Construction of the 800-mile crude oil pipeline with 11 pump stations, and several hundred miles of feeder pipelines, stretching from Alaska’s North Slope to the Valdez Marine Terminal, was completed in 1977. The pipeline is owned by a consortium of oil companies including BP, ExxonMobil, Conoco Phillips and Unocal Pipeline Co.

According to the BLM documents the stated rational for reduction of engineering staff to review the structural integrity of TAPS “has shifted from engineering review to more traditional management of rights-of-way.”  The BLM decision document also states that “the change will have no impact to the public. No public outreach is necessary and will not be conducted.”

“This reorganization confers savings on the big oil companies that own the pipeline but not a penny for the taxpayer” said Steiner. “BLM’s decision to keep a reduction of public oversight over this gargantuan structure a secret from the public is disquieting, to say the least.

Steiner describes the current situation as “very dangerous from the standpoint of folks in Cordova. The pipeline crosses several streams that go right into the Copper River,” he said.  “if you had a pipeline rupture in any of those streams, you would have oil going right into the Copper River. There would be absolutely nothing you could do about the oil flowing down the right,” he said.

PEER contends that scaling back BLM oversight is coming as TAPS is entering a precarious period, with aging, corrosion-plagued materials spread across hundreds of miles of harsh terrain.  The pipeline now moves just a quarter of the volume that it carried at its peak. This reduced flow causes the crude oil to move slower, lose more heat and gum up the system in myriad ways, creating ever more complex and expensive engineering problems, PEER said. And with an end in sight, no steps have been taken to plan for the legally required dismantling and removal of TAPS facilities and restoration of the land utilized by pipeline facilities, according to PEER.

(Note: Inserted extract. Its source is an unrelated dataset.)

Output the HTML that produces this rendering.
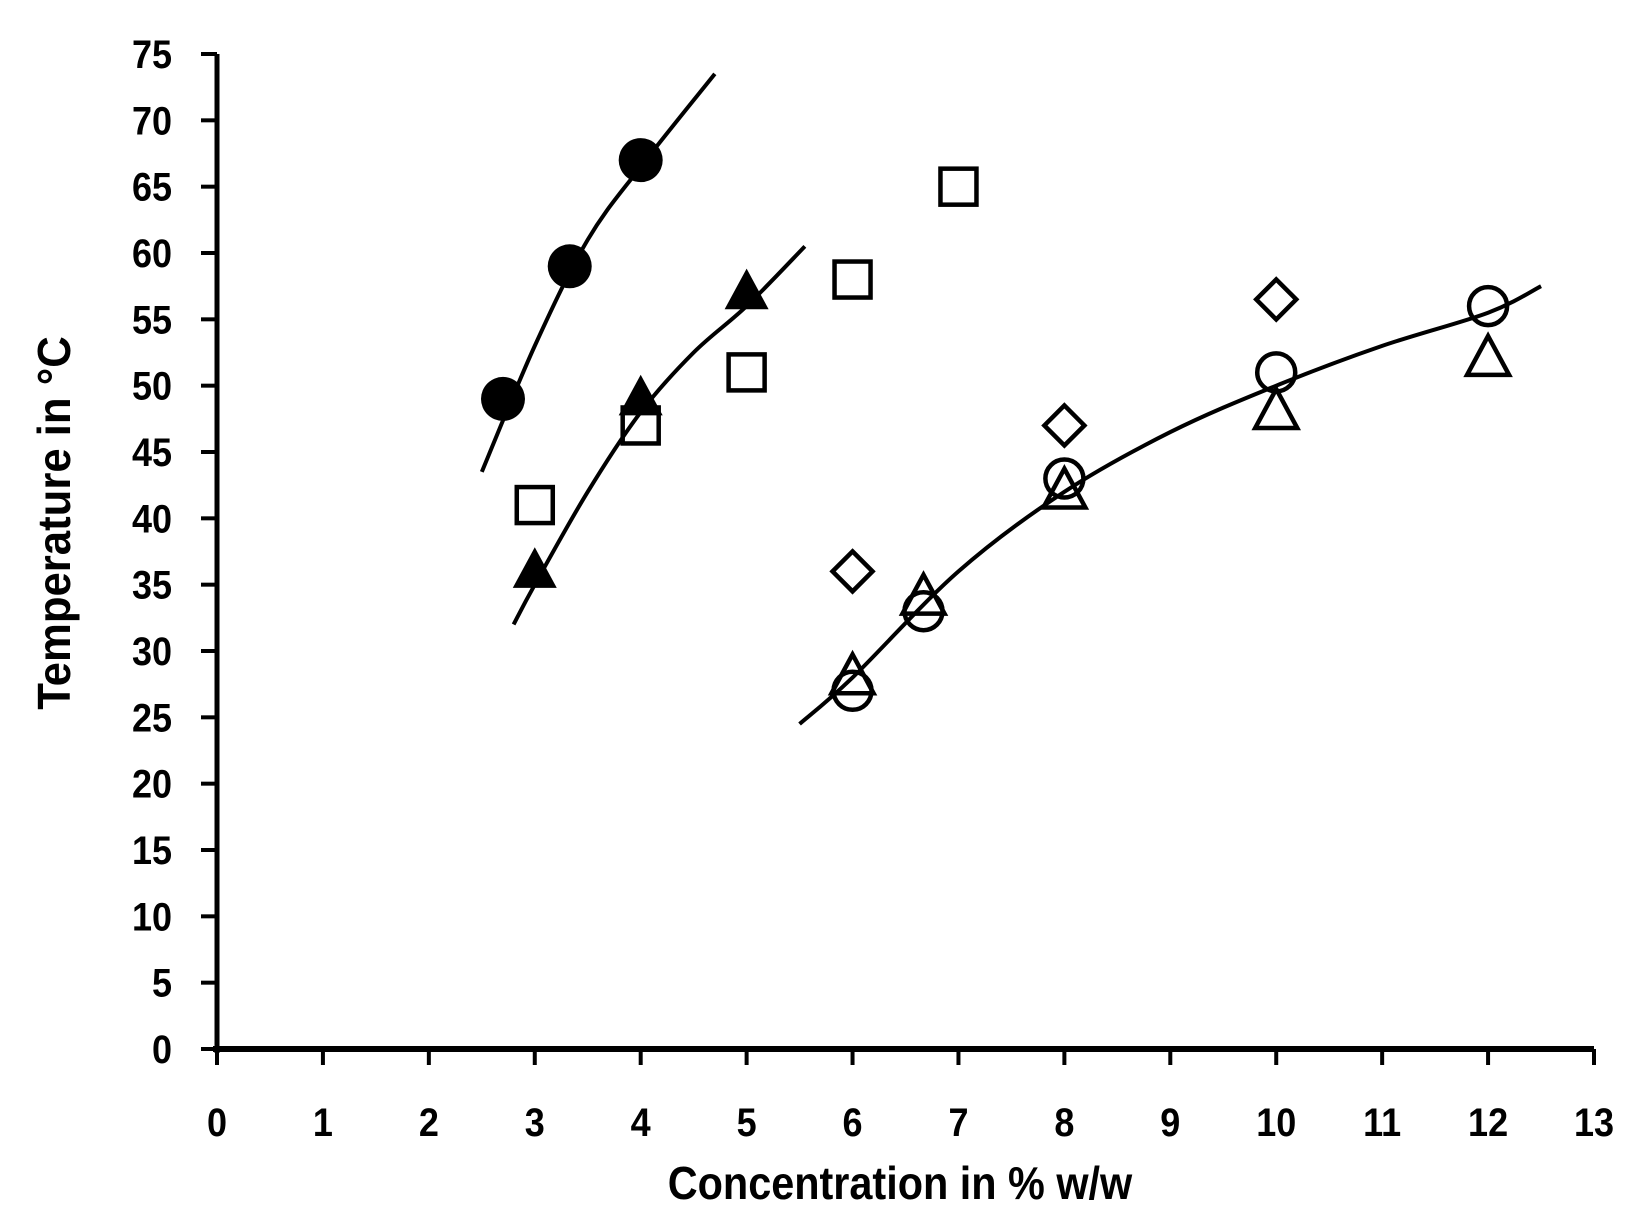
<!DOCTYPE html>
<html><head><meta charset="utf-8"><style>
html,body{margin:0;padding:0;background:#fff}
svg text{font-family:"Liberation Sans",sans-serif;font-weight:bold;fill:#000}
</style></head><body>
<svg id="chart" width="1632" height="1225" viewBox="0 0 1632 1225" xmlns="http://www.w3.org/2000/svg">
<g id="axes"></g>
<g id="curves"></g>
<g id="marks"></g>
<text x="0" y="0" font-size="46" text-anchor="middle" transform="translate(900 1199) scale(0.9 1)">Concentration in % w/w</text>
<text x="0" y="0" font-size="46" text-anchor="middle" transform="translate(70 523) rotate(-90) scale(0.95 1)">Temperature in °C</text>
</svg>
<script>
const xTicks=[0,1,2,3,4,5,6,7,8,9,10,11,12,13];
const yTicks=[0,5,10,15,20,25,30,35,40,45,50,55,60,65,70,75];
const filledCircleX=[2.7,3.33,4];
const filledCircleY=[49,59,67];
const filledTriX=[3,4,5];
const filledTriY=[36,49,57];
const openSquareX=[3,4,5,6,7];
const openSquareY=[41,47,51,58,65];
const diamondX=[6,8,10];
const diamondY=[36,47,56.5];
const openCircleX=[6,6.67,8,10,12];
const openCircleY=[27,33,43,51,56];
const openTriX=[6,6.67,8,10,12];
const openTriY=[28,34,42,48,52];
const fit1X=[2.5,3,3.5,4,4.7];
const fit1Y=[43.5,53,61,66.5,73.5];
const fit2X=[2.8,3,3.5,4,4.5,5,5.55];
const fit2Y=[32,35,42,48,52.5,56,60.5];
const fit3X=[5.5,6,7,8,9,10,11,12,12.5];
const fit3Y=[24.5,28,36,42,46.5,50,53,55.5,57.5];

const NS="http://www.w3.org/2000/svg";
const X0=217,X1=1594,Y0=1049,Y1=54;
function sx(v){return X0+(v-0)/(13-0)*(X1-X0);}
function sy(v){return Y0-(v-0)/(75-0)*(Y0-Y1);}
function mk(tag,attrs,parent){const e=document.createElementNS(NS,tag);for(const k in attrs)e.setAttribute(k,attrs[k]);parent.appendChild(e);return e;}
const axes=document.getElementById('axes'),curves=document.getElementById('curves'),marks=document.getElementById('marks');

let l=mk('line',{x1:X0,y1:Y1,x2:X0,y2:Y0+4,stroke:'#000','stroke-width':5},axes);


l=mk('line',{x1:X0-4,y1:Y0,x2:X1,y2:Y0,stroke:'#000','stroke-width':6},axes);


xTicks.forEach(v=>{
  const t=mk('line',{x1:sx(v),y1:Y0,x2:sx(v),y2:Y0+16,stroke:'#000','stroke-width':4},axes);
  
  
  const tx=mk('text',{x:0,y:0,'font-size':40,'text-anchor':'middle',transform:'translate('+sx(v)+' 1136) scale(0.9 1)'},axes);
  tx.textContent=v;
  
  
});
yTicks.forEach(v=>{
  const t=mk('line',{x1:X0-16,y1:sy(v),x2:X0,y2:sy(v),stroke:'#000','stroke-width':4},axes);
  
  
  const tx=mk('text',{x:0,y:0,'font-size':40,'text-anchor':'end',transform:'translate(172 '+(sy(v)+14)+') scale(0.9 1)'},axes);
  tx.textContent=v;
  
  
});
function smooth(xs,ys){
  const p=xs.map((x,i)=>[sx(x),sy(ys[i])]);
  let d='M'+p[0][0]+','+p[0][1];
  for(let i=0;i<p.length-1;i++){
    const a=p[Math.max(0,i-1)],b=p[i],c=p[i+1],e=p[Math.min(p.length-1,i+2)];
    d+=' C'+(b[0]+(c[0]-a[0])/6)+','+(b[1]+(c[1]-a[1])/6)+' '+(c[0]-(e[0]-b[0])/6)+','+(c[1]-(e[1]-b[1])/6)+' '+c[0]+','+c[1];
  }
  return d;
}
[[fit1X,fit1Y,'fit-curve-filled-circles'],[fit2X,fit2Y,'fit-curve-filled-triangles'],[fit3X,fit3Y,'fit-curve-open-series']].forEach(f=>{
  const p=mk('path',{d:smooth(f[0],f[1]),fill:'none',stroke:'#000','stroke-width':4},curves);
  
  
});
function circ(xs,ys,fill,name){xs.forEach((x,i)=>{
  const c=mk('circle',{cx:sx(x),cy:sy(ys[i]),r:fill?22:19,fill:fill?'#000':'none',stroke:'#000','stroke-width':fill?0:4.5},marks);
  
  
});}
function tri(xs,ys,fill,name){xs.forEach((x,i)=>{
  const cx=sx(x),cy=sy(ys[i]),s=fill?22:21;
  const p=mk('polygon',{points:(cx)+','+(cy-s*1.1)+' '+(cx+s)+','+(cy+s*0.75)+' '+(cx-s)+','+(cy+s*0.75),fill:fill?'#000':'none',stroke:'#000','stroke-width':fill?0:4.5},marks);
  
  
});}
function sq(xs,ys,name){xs.forEach((x,i)=>{
  const r=mk('rect',{x:sx(x)-18,y:sy(ys[i])-18,width:36,height:36,fill:'none',stroke:'#000','stroke-width':4.5},marks);
  
  
});}
function dia(xs,ys,name){xs.forEach((x,i)=>{
  const cx=sx(x),cy=sy(ys[i]);
  const p=mk('polygon',{points:cx+','+(cy-20)+' '+(cx+20)+','+cy+' '+cx+','+(cy+20)+' '+(cx-20)+','+cy,fill:'none',stroke:'#000','stroke-width':4.5},marks);
  
  
});}
sq(openSquareX,openSquareY,'open-square-point');
dia(diamondX,diamondY,'open-diamond-point');
tri(openTriX,openTriY,false,'open-triangle-point');
circ(openCircleX,openCircleY,false,'open-circle-point');
circ(filledCircleX,filledCircleY,true,'filled-circle-point');
tri(filledTriX,filledTriY,true,'filled-triangle-point');
</script>
</body></html>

Michelle Egan, chief communications officer for Alyeska, responded that the pipeline company has experts on staff focusing on what is happening and changing in the TAPS right-of-way. “They monitor permafrost, slope stability, changing rivers and floodplains, temperature shifts, weather patterns, seismic activity,” Egan said. “And we work very closely with the university (of Alaska) on these same issues,” she said.

Alyeska has ongoing maintenance and inspection monitors at all facilities and the mainline, she said. “These activities are monitored and regulated. US DOT PHMSA (Pipeline Hazardous Materials Administration) is another agency that provides oversight and brings specific expertise in pipelines, she said.

“Alyeska has studied and addressed the issues associated with lower flow rates and has invested in numerous changes to the system to allow for lower volume. This includes the addition of heat, advanced pigging, advanced surveillance, pump station improvements. With our monitoring and engineering solutions, we are comfortable operating the system down to flow rates well below 500,000 bbls per day. What’s more, the decline has leveled off and the forecast is for this trend to continue” she said.

As for steps for the eventual dismantling and removal of TAPS, Egan cited Pump Station 10, which is already out of service. “Several years ago we ‘straight lined’ the flow through that station, reducing the risk associated with idle station piping, and we are in the midst of a project that includes removing facilities at PS 10,” she said.